DATA PROVIDED —
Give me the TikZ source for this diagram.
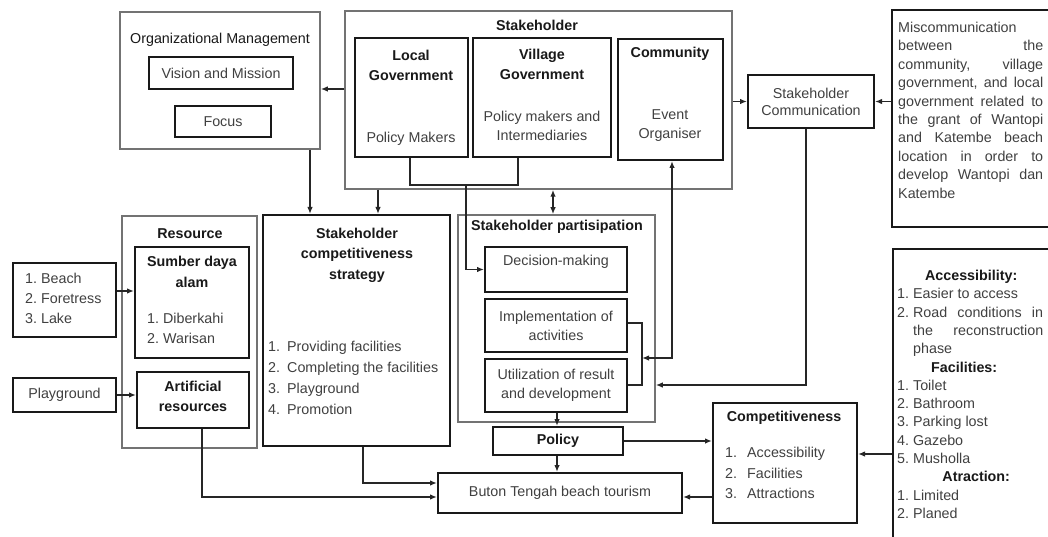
\documentclass[tikz,border=0pt]{standalone}
\usepackage{fontspec}
\setmainfont{Liberation Sans}
\usetikzlibrary{arrows.meta,fit,calc}
\frenchspacing
\begin{document}
\frenchspacing
\begin{tikzpicture}[x=1pt,y=-1pt,
  grp/.style={draw=black!55, line width=1.5pt, inner sep=0pt},
  bx/.style={draw=black!90, line width=2pt, inner sep=0pt, fill=white},
  txt/.style={inner sep=0pt, text=black!75, align=center, font=\fontsize{14.3}{19}\selectfont},
  ttl/.style={inner sep=0pt, text=black!90, align=center, font=\fontsize{14.3}{20}\selectfont\bfseries},
  lst/.style={inner sep=0pt, text=black!75, align=left, anchor=north west, font=\fontsize{14.3}{20}\selectfont},
  conn/.style={draw=black!85, line width=1.6pt},
  arr/.style={conn, -{Latex[length=7pt,width=5.5pt]}},
  darr/.style={conn, {Latex[length=7pt,width=5.5pt]}-{Latex[length=7pt,width=5.5pt]}},
]
\useasboundingbox[fill=white] (0,0) rectangle (1048,537);
\clip (0,0) rectangle (1048,537);

% helper coordinates
\foreach \v in {202,310,363,378,410,466,518,553,557,642,672,806} {\coordinate (x\v) at (\v,0);}
\foreach \v in {89,185,291,323,358,385,454,483,497} {\coordinate (y\v) at (0,\v);}

% ---------- group boxes ----------
\node[grp, fit={(120,12) (320,149)}] (org) {};
\node[grp, fit={(345,11) (732,189)}] (stake) {};
\node[grp, fit={(122,216) (257,448)}] (res) {};
\node[grp, fit={(458,215) (655,422)}] (part) {};

% ---------- inner boxes ----------
\node[bx, fit={(149,57) (293,89)}] (vm) {};
\node[bx, fit={(175,106) (271,137)}] (foc) {};
\node[bx, fit={(355,38) (468,157)}] (lg) {};
\node[bx, fit={(473,38) (611,157)}] (vg) {};
\node[bx, fit={(618,39) (723,160)}] (cm) {};
\node[bx, fit={(748,75) (874,128)}] (sc) {};
\node[bx, fit={(892,10) (1056,227)}] (misc) {};
\node[bx, fit={(893,249) (1056,560)}] (rbox) {};
\node[bx, fit={(13,263) (116,337)}] (nat) {};
\node[bx, fit={(13,378) (116,412)}] (play) {};
\node[bx, fit={(135,247) (249,358)}] (sumber) {};
\node[bx, fit={(137,372) (249,428)}] (art) {};
\node[bx, fit={(263,215) (450,446)}] (strat) {};
\node[bx, fit={(485,247) (627,292)}] (dm) {};
\node[bx, fit={(485,299) (627,352)}] (impl) {};
\node[bx, fit={(485,359) (627,412)}] (util) {};
\node[bx, fit={(493,427) (623,455)}] (pol) {};
\node[bx, fit={(438,473) (682,513)}] (buton) {};
\node[bx, fit={(713,403) (857,523)}] (comp) {};

% ---------- texts ----------
\node[txt, text=black!90] (orgT) at (220,40) {Organizational Management};
\node[txt] (vmT) at (vm) {Vision and Mission};
\node[txt] (focT) at (foc) {Focus};
\node[ttl] (stkT) at (537,25) {Stakeholder};
\node[ttl] (lgT) at (411,65) {Local\\Government};
\node[txt] (lgS) at (411,139) {Policy Makers};
\node[ttl] (vgT) at (542,64) {Village\\Government};
\node[txt] (vgS) at (542,126) {Policy makers and\\Intermediaries};
\node[ttl] (cmT) at (670,54) {Community};
\node[txt] (cmS) at (670,126) {Event\\Organiser};
\node[txt, font=\fontsize{14.3}{17}\selectfont] (scT) at (sc) {Stakeholder\\Communication};
\node[lst, font=\fontsize{14.3}{18.4}\selectfont] (miscT) at (898,22) {Miscommunication\\
\makebox[145pt][s]{between the}\\
\makebox[145pt][s]{community, village}\\
\makebox[145pt][s]{government, and local}\\
\makebox[145pt][s]{government related to}\\
\makebox[145pt][s]{the grant of Wantopi}\\
\makebox[145pt][s]{and Katembe beach}\\
\makebox[145pt][s]{location in order to}\\
\makebox[145pt][s]{develop Wantopi dan}\\
Katembe};
\node[lst, font=\fontsize{14.3}{18.3}\selectfont] (rbT) at (897,270) {%
\makebox[148pt][c]{\color{black!90}\bfseries Accessibility:}\\
1. Easier to access\\
2. \makebox[130pt][s]{Road conditions in}\\
\hspace*{16pt}\makebox[130pt][s]{the reconstruction}\\
\hspace*{16pt}phase\\
\makebox[134pt][c]{\color{black!90}\bfseries Facilities:}\\
1. Toilet\\
2. Bathroom\\
3. Parking lost\\
4. Gazebo\\
5. Musholla\\
\makebox[158pt][c]{\color{black!90}\bfseries Atraction:}\\
1. Limited\\
2. Planed};
\node[ttl] (resT) at (190,234) {Resource};
\node[ttl, font=\fontsize{14.3}{21}\selectfont\bfseries] (sumT) at (192,272) {Sumber daya\\alam};
\node[lst] (sumL) at (147,313) {1. Diberkahi\\2. Warisan};
\node[ttl] (artT) at (193,396) {Artificial\\resources};
\node[lst] (natL) at (25,273) {1. Beach\\2. Foretress\\3. Lake};
\node[txt] (playT) at (play) {Playground};
\node[ttl, font=\fontsize{14.3}{20.5}\selectfont\bfseries] (stratT) at (357,255) {Stakeholder\\competitiveness\\strategy};
\node[lst, font=\fontsize{14.3}{21}\selectfont] (stratL) at (268,341) {\makebox[19pt][l]{1.}Providing facilities\\
\makebox[19pt][l]{2.}Completing the facilities\\
\makebox[19pt][l]{3.}Playground\\
\makebox[19pt][l]{4.}Promotion};
\node[ttl] (partT) at (557,227) {Stakeholder partisipation};
\node[txt] (dmT) at (556,262) {Decision-making};
\node[txt] (implT) at (impl) {Implementation of\\activities};
\node[txt] (utilT) at (util) {Utilization of result\\and development};
\node[ttl] (polT) at (pol) {Policy};
\node[txt] (butT) at (buton) {Buton Tengah beach tourism};
\node[ttl] (compT) at (784,418) {Competitiveness};
\node[lst, font=\fontsize{14.3}{20.5}\selectfont] (compL) at (725,447) {\makebox[22pt][l]{1.}Accessibility\\
\makebox[22pt][l]{2.}Facilities\\
\makebox[22pt][l]{3.}Attractions};

% ---------- connectors ----------
\draw[arr] (stake.west |- y89) -- (org.east |- y89);
\draw[arr] (org.south -| x310) -- (strat.north -| x310);
\draw[arr] (stake.south -| x378) -- (strat.north -| x378);
\draw[darr] (stake.south -| x553) -- (part.north -| x553);
\draw[conn] (lg.south -| x410) |- (y185 -| x518) -- (vg.south -| x518);
\draw[arr] (y185 -| x466) |- (dm.west);
\draw[conn] (impl.east |- y323) -| (x642 |- y385) -- (util.east |- y385);
\draw[darr] (x642 |- y358) -| (cm.south -| x672);
\draw[arr] (sc.south -| x806) |- (part.east |- y385);
\draw[arr] (stake.east |- sc.west) -- (sc.west);
\draw[arr] (misc.west |- sc.east) -- (sc.east);
\draw[arr] (util.south -| x557) -- (pol.north -| x557);
\draw[arr] (pol.south -| x557) -- (buton.north -| x557);
\draw[arr] (pol.east) -- (comp.west |- pol.east);
\draw[arr] (comp.west |- y497) -- (buton.east |- y497);
\draw[arr] (rbox.west |- y454) -- (comp.east |- y454);
\draw[arr] (strat.south -| x363) |- (buton.west |- y483);
\draw[arr] (art.south -| x202) |- (buton.west |- y497);
\draw[arr] (nat.east |- y291) -- (sumber.west |- y291);
\draw[arr] (play.east) -- (art.west |- play.east);
\end{tikzpicture}
\end{document}
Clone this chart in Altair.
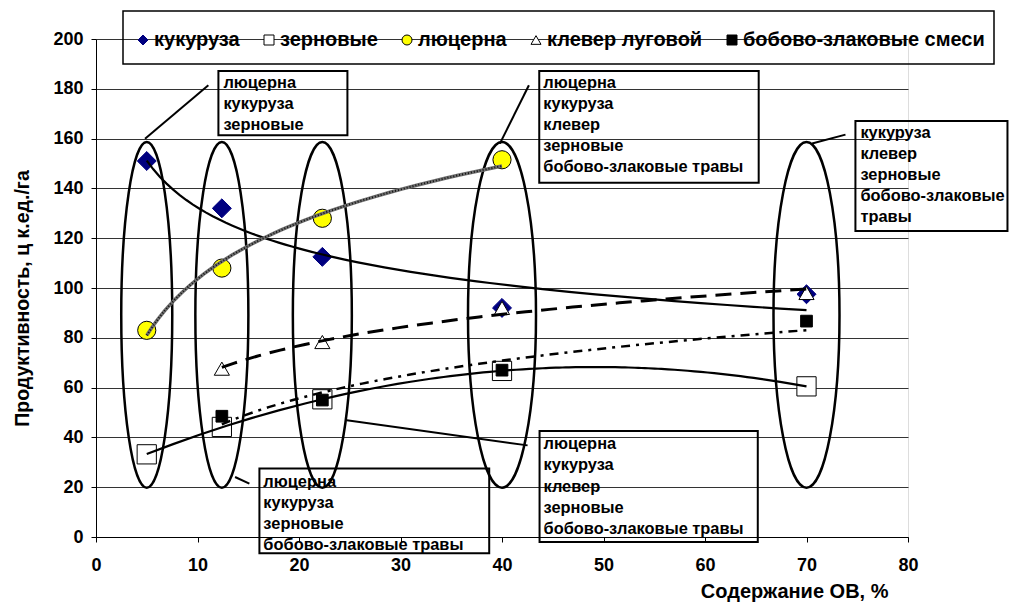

TASK DIRECTIONS — Reproduce all entries without any change, and omit the pictures.

ANSWER TO THE EXERCISE —
Give me the TikZ source for this diagram.
\documentclass[tikz,border=0pt]{standalone}
\usepackage{fontspec}
\setmainfont{Liberation Sans}
\usetikzlibrary{arrows.meta,fit,calc}
\frenchspacing
\begin{document}
\frenchspacing
\begin{tikzpicture}[x=1pt,y=-1pt,
  grp/.style={draw=black!55, line width=1.5pt, inner sep=0pt},
  bx/.style={draw=black!90, line width=2pt, inner sep=0pt, fill=white},
  txt/.style={inner sep=0pt, text=black!75, align=center, font=\fontsize{14.3}{19}\selectfont},
  ttl/.style={inner sep=0pt, text=black!90, align=center, font=\fontsize{14.3}{20}\selectfont\bfseries},
  lst/.style={inner sep=0pt, text=black!75, align=left, anchor=north west, font=\fontsize{14.3}{20}\selectfont},
  conn/.style={draw=black!85, line width=1.6pt},
  arr/.style={conn, -{Latex[length=7pt,width=5.5pt]}},
  darr/.style={conn, {Latex[length=7pt,width=5.5pt]}-{Latex[length=7pt,width=5.5pt]}},
]
\useasboundingbox[fill=white] (0,0) rectangle (1048,537);
\clip (0,0) rectangle (1048,537);

% helper coordinates
\foreach \v in {202,310,363,378,410,466,518,553,557,642,672,806} {\coordinate (x\v) at (\v,0);}
\foreach \v in {89,185,291,323,358,385,454,483,497} {\coordinate (y\v) at (0,\v);}

% ---------- group boxes ----------
\node[grp, fit={(120,12) (320,149)}] (org) {};
\node[grp, fit={(345,11) (732,189)}] (stake) {};
\node[grp, fit={(122,216) (257,448)}] (res) {};
\node[grp, fit={(458,215) (655,422)}] (part) {};

% ---------- inner boxes ----------
\node[bx, fit={(149,57) (293,89)}] (vm) {};
\node[bx, fit={(175,106) (271,137)}] (foc) {};
\node[bx, fit={(355,38) (468,157)}] (lg) {};
\node[bx, fit={(473,38) (611,157)}] (vg) {};
\node[bx, fit={(618,39) (723,160)}] (cm) {};
\node[bx, fit={(748,75) (874,128)}] (sc) {};
\node[bx, fit={(892,10) (1056,227)}] (misc) {};
\node[bx, fit={(893,249) (1056,560)}] (rbox) {};
\node[bx, fit={(13,263) (116,337)}] (nat) {};
\node[bx, fit={(13,378) (116,412)}] (play) {};
\node[bx, fit={(135,247) (249,358)}] (sumber) {};
\node[bx, fit={(137,372) (249,428)}] (art) {};
\node[bx, fit={(263,215) (450,446)}] (strat) {};
\node[bx, fit={(485,247) (627,292)}] (dm) {};
\node[bx, fit={(485,299) (627,352)}] (impl) {};
\node[bx, fit={(485,359) (627,412)}] (util) {};
\node[bx, fit={(493,427) (623,455)}] (pol) {};
\node[bx, fit={(438,473) (682,513)}] (buton) {};
\node[bx, fit={(713,403) (857,523)}] (comp) {};

% ---------- texts ----------
\node[txt, text=black!90] (orgT) at (220,40) {Organizational Management};
\node[txt] (vmT) at (vm) {Vision and Mission};
\node[txt] (focT) at (foc) {Focus};
\node[ttl] (stkT) at (537,25) {Stakeholder};
\node[ttl] (lgT) at (411,65) {Local\\Government};
\node[txt] (lgS) at (411,139) {Policy Makers};
\node[ttl] (vgT) at (542,64) {Village\\Government};
\node[txt] (vgS) at (542,126) {Policy makers and\\Intermediaries};
\node[ttl] (cmT) at (670,54) {Community};
\node[txt] (cmS) at (670,126) {Event\\Organiser};
\node[txt, font=\fontsize{14.3}{17}\selectfont] (scT) at (sc) {Stakeholder\\Communication};
\node[lst, font=\fontsize{14.3}{18.4}\selectfont] (miscT) at (898,22) {Miscommunication\\
\makebox[145pt][s]{between the}\\
\makebox[145pt][s]{community, village}\\
\makebox[145pt][s]{government, and local}\\
\makebox[145pt][s]{government related to}\\
\makebox[145pt][s]{the grant of Wantopi}\\
\makebox[145pt][s]{and Katembe beach}\\
\makebox[145pt][s]{location in order to}\\
\makebox[145pt][s]{develop Wantopi dan}\\
Katembe};
\node[lst, font=\fontsize{14.3}{18.3}\selectfont] (rbT) at (897,270) {%
\makebox[148pt][c]{\color{black!90}\bfseries Accessibility:}\\
1. Easier to access\\
2. \makebox[130pt][s]{Road conditions in}\\
\hspace*{16pt}\makebox[130pt][s]{the reconstruction}\\
\hspace*{16pt}phase\\
\makebox[134pt][c]{\color{black!90}\bfseries Facilities:}\\
1. Toilet\\
2. Bathroom\\
3. Parking lost\\
4. Gazebo\\
5. Musholla\\
\makebox[158pt][c]{\color{black!90}\bfseries Atraction:}\\
1. Limited\\
2. Planed};
\node[ttl] (resT) at (190,234) {Resource};
\node[ttl, font=\fontsize{14.3}{21}\selectfont\bfseries] (sumT) at (192,272) {Sumber daya\\alam};
\node[lst] (sumL) at (147,313) {1. Diberkahi\\2. Warisan};
\node[ttl] (artT) at (193,396) {Artificial\\resources};
\node[lst] (natL) at (25,273) {1. Beach\\2. Foretress\\3. Lake};
\node[txt] (playT) at (play) {Playground};
\node[ttl, font=\fontsize{14.3}{20.5}\selectfont\bfseries] (stratT) at (357,255) {Stakeholder\\competitiveness\\strategy};
\node[lst, font=\fontsize{14.3}{21}\selectfont] (stratL) at (268,341) {\makebox[19pt][l]{1.}Providing facilities\\
\makebox[19pt][l]{2.}Completing the facilities\\
\makebox[19pt][l]{3.}Playground\\
\makebox[19pt][l]{4.}Promotion};
\node[ttl] (partT) at (557,227) {Stakeholder partisipation};
\node[txt] (dmT) at (556,262) {Decision-making};
\node[txt] (implT) at (impl) {Implementation of\\activities};
\node[txt] (utilT) at (util) {Utilization of result\\and development};
\node[ttl] (polT) at (pol) {Policy};
\node[txt] (butT) at (buton) {Buton Tengah beach tourism};
\node[ttl] (compT) at (784,418) {Competitiveness};
\node[lst, font=\fontsize{14.3}{20.5}\selectfont] (compL) at (725,447) {\makebox[22pt][l]{1.}Accessibility\\
\makebox[22pt][l]{2.}Facilities\\
\makebox[22pt][l]{3.}Attractions};

% ---------- connectors ----------
\draw[arr] (stake.west |- y89) -- (org.east |- y89);
\draw[arr] (org.south -| x310) -- (strat.north -| x310);
\draw[arr] (stake.south -| x378) -- (strat.north -| x378);
\draw[darr] (stake.south -| x553) -- (part.north -| x553);
\draw[conn] (lg.south -| x410) |- (y185 -| x518) -- (vg.south -| x518);
\draw[arr] (y185 -| x466) |- (dm.west);
\draw[conn] (impl.east |- y323) -| (x642 |- y385) -- (util.east |- y385);
\draw[darr] (x642 |- y358) -| (cm.south -| x672);
\draw[arr] (sc.south -| x806) |- (part.east |- y385);
\draw[arr] (stake.east |- sc.west) -- (sc.west);
\draw[arr] (misc.west |- sc.east) -- (sc.east);
\draw[arr] (util.south -| x557) -- (pol.north -| x557);
\draw[arr] (pol.south -| x557) -- (buton.north -| x557);
\draw[arr] (pol.east) -- (comp.west |- pol.east);
\draw[arr] (comp.west |- y497) -- (buton.east |- y497);
\draw[arr] (rbox.west |- y454) -- (comp.east |- y454);
\draw[arr] (strat.south -| x363) |- (buton.west |- y483);
\draw[arr] (art.south -| x202) |- (buton.west |- y497);
\draw[arr] (nat.east |- y291) -- (sumber.west |- y291);
\draw[arr] (play.east) -- (art.west |- play.east);
\end{tikzpicture}
\end{document}
Clone this chart in Altair.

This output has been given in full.